Sunday, April 25, 2010

Half-Size patterns

Pattern companies have, over the years, come up with various ways to help dressmakers fit different figures.  One of these schemes was Simplicity's half-size patterns.  If you look at vintage patterns, you run across them now and again.  I'd noticed that the bust, waist, and hip measurements had slightly different proportions.  But from the name "half-size" and the different measurements, one might reasonably assume that they were intended for women who fell in between the regular pattern sizes...

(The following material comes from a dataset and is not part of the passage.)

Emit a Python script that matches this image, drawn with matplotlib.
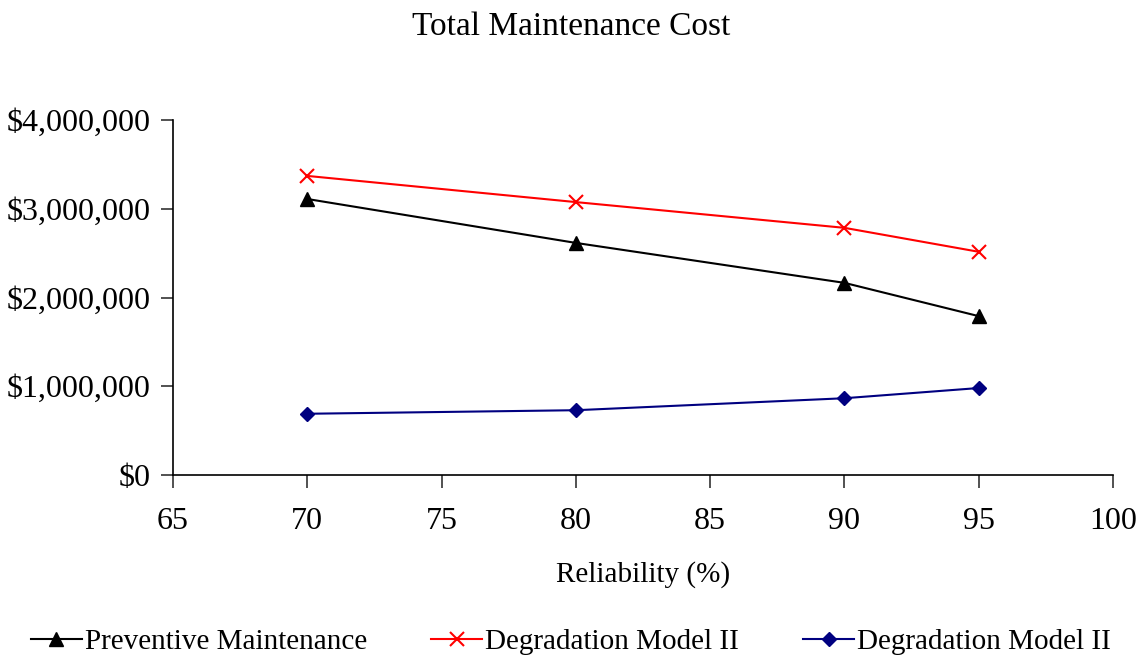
import matplotlib.pyplot as plt
from matplotlib.ticker import FuncFormatter

reliability = [70, 80, 90, 95]
preventive = [3110000, 2615000, 2165000, 1790000]
degradation_red = [3370000, 3075000, 2785000, 2515000]
degradation_blue = [690000, 730000, 865000, 980000]

plt.rcParams['font.family'] = ['Liberation Serif', 'DejaVu Serif']

fig = plt.figure(figsize=(11.42, 6.57), dpi=100)
ax = fig.add_axes([173 / 1142, 1 - 475 / 657, 940 / 1142, 355 / 657])

ax.plot(reliability, preventive, color='black', marker='^', markersize=10,
        linewidth=1.5, label='Preventive Maintenance')
ax.plot(reliability, degradation_red, color='#ff0000', marker='x', markersize=10,
        markeredgewidth=1.5, linewidth=1.5, label='Degradation Model II')
ax.plot(reliability, degradation_blue, color='#000080', marker='D', markersize=7,
        linewidth=1.5, label='Degradation Model II')

ax.set_xlim(65, 100)
ax.set_ylim(0, 4000000)
ax.set_xticks([65, 70, 75, 80, 85, 90, 95, 100])
ax.set_yticks([0, 1000000, 2000000, 3000000, 4000000])
ax.yaxis.set_major_formatter(FuncFormatter(lambda v, p: '${:,.0f}'.format(v)))

ax.spines['top'].set_visible(False)
ax.spines['right'].set_visible(False)
for s in ('left', 'bottom'):
    ax.spines[s].set_linewidth(1.2)
ax.tick_params(axis='both', labelsize=23, length=9, width=1.2, colors='#333333',
               labelcolor='black')
ax.tick_params(axis='x', pad=14)
ax.tick_params(axis='y', pad=7)

ax.set_xlabel('Reliability (%)', fontsize=21, labelpad=18)
fig.text(0.5, 1 - 27 / 657, 'Total Maintenance Cost', ha='center', va='center',
         fontsize=24)

fig.legend(loc='center', bbox_to_anchor=(0.5, 1 - 642 / 657), ncol=3,
           fontsize=21, frameon=False, handlelength=1.75, handletextpad=0.1,
           columnspacing=2.2)

fig.savefig('out.png', dpi=100)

...but it turns out, that's not all.  I discovered this reading 1940s and 1950s sewing books, like this one.  It doesn't tell you all this on the pattern envelope, and if you don't really study and compare ALL the measurements, you might never know.  Here's what i learned:

Most patterns are drafted to fit someone who's about 5'6" or 5'7" - that part i knew.  Since i'm not that tall, i often have to check and adjust waist length, skirt length, sleeve length.  But a half-size pattern is drafted with narrower shoulders, a little fuller hip, and a shorter overall height - to fit someone 5'3" or 5'4".
This is really useful information, the sort that can save time and grief in fitting patterns (and as i don't have a dress form or a handy fitting assistant, the closer i can start to a good fit, the better...).  I think i need to keep expanding my collection of vintage sewing books, to cover different decades and pattern manufacturers - i don't know what other nuggets i have yet to discover!

I've got a fair collection of books, from the 1910s to the 1970s (excepting the 1930s - have to look for something to fill in that gap).  The good news is that you can now find a lot of this sort of thing reproduced online.  There's Google Books, of course, but my first stop would be VintageSewing.info - it's a great resource.  (For handy reference at the sewing table, though, it's hard to beat having a print edition in hand!)